Teeth by Hannah Moskowitz
Be careful what you believe in.
Rudy’s life is flipped upside-down when his family moves to a remote island in a last attempt to save his sick younger brother. With nothing to do but worry, Rudy sinks deeper and deeper into loneliness and lies awake at night listening to the screams of the ocean beneath his family’s rickety house.
Then he meets Diana, who makes him wonder what he even knows about love, and Teeth, who makes him question what he knows about anything. Rudy can’t remember the last time he felt so connected to someone, but being friends with Teeth is more than a little bit complicated. He soon learns that Teeth has terrible secrets. Violent secrets.

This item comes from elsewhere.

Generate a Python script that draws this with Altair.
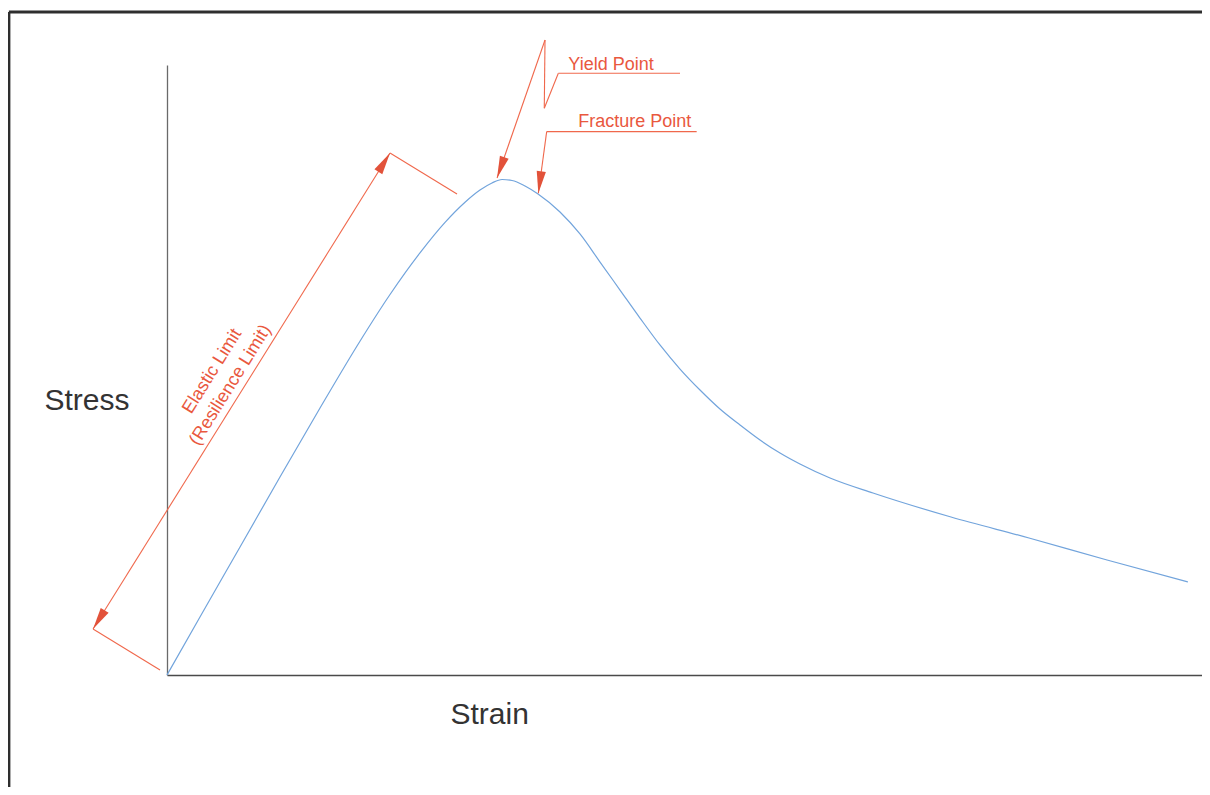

Secrets that will force Rudy to choose between his own happiness and his brother’s life. (blurb from Goodreads)
Rating: R, 5 stars
Trigger warnings: bestiality, violence, sexual assault
This book got a lot of buzz on the YA blogs I follow because it featured both gay teens and mermaids (er, fishboys), and in particular the gay teen loved the fishboy. That buzz really interested me both because mermaid books are usually about the, uh, maids, and because the speculative novels I’ve read with LGBTQ teens more often have gay-identified girls. Contemporary YA has far more gay boys than girls, but speculative fiction seems to be the opposite. Basically, buzz=color me curious.
I have to say, I think a lot of the buzz about Teeth was really misleading in everything from Rudy’s sexuality to the extent of his relationship with Teeth, but I am totally ok with that. In fact, I like what the book was so much more than what the buzz had me thinking it would be. I applaud Moskowitz for writing a book about exploring sexuality that isn’t a coming out story. From the beginning of the book, we hear a lot about how Rudy was quite the ladies’ man before moving to the island. He’s comfortable with having sex without being a braggart (which in itself was refreshing). There are no mentions of romantic or sexual relationships with dudes. And yet, by the time Rudy realizes that he has romantic feelings for Teeth, he doesn’t freak out because Teeth is male. He doesn’t even freak out because Teeth is part fish. There’s no lonely walks filled with angsting about how attracted he is to Fish Boy. Rudy is, quite simply, focused on the more complicated aspects of their relationship, like the fact that his brother is only alive because he is eating the fish that Teeth loves. For that matter, Rudy’s feelings for Teeth were subtle enough that had I not known the buzz beforehand (and had I skimmed the book’s blurb), I might not have picked up on the romantic tension at all.
Basically, it was incredibly refreshing to see a YA novel with a gay protagonist that was so much more than a YA novel about a gay protagonist. Rudy is a complicated character with a complicated romantic and sexual life, but at the end of the day that isn’t all he is. So much in Teeth was handled subtly, from sexuality to assault. The relationships between the characters were rich and complex, which made this book so much more than what I’d heard about it.
Trigger-wise, the bestiality is from a flashback, and it deals with Teeth’s conception, not Teeth. I only put that warning in because only one party in that scene had the capacity to consent. There are a lot of mentions of sexual assault, but Rudy never sees any of them up close. The descriptions of violence do get pretty intense at times, especially at the end, but not nearly as intense as in Dualed, the last violent novel I reviewed.
Teeth is an dark, complex novel that will appeal to sci-fi fantasy lovers, those seeking LGBTQ romance (although they *might* be slightly disappointed by amount of romantic details), as well as those who like gritty contemporary novels--Rudy seemed a lot like a contemporary character who accidentally wandered into a speculative setting. Teeth is an excellent book, and if you pass on it, you’re missing out.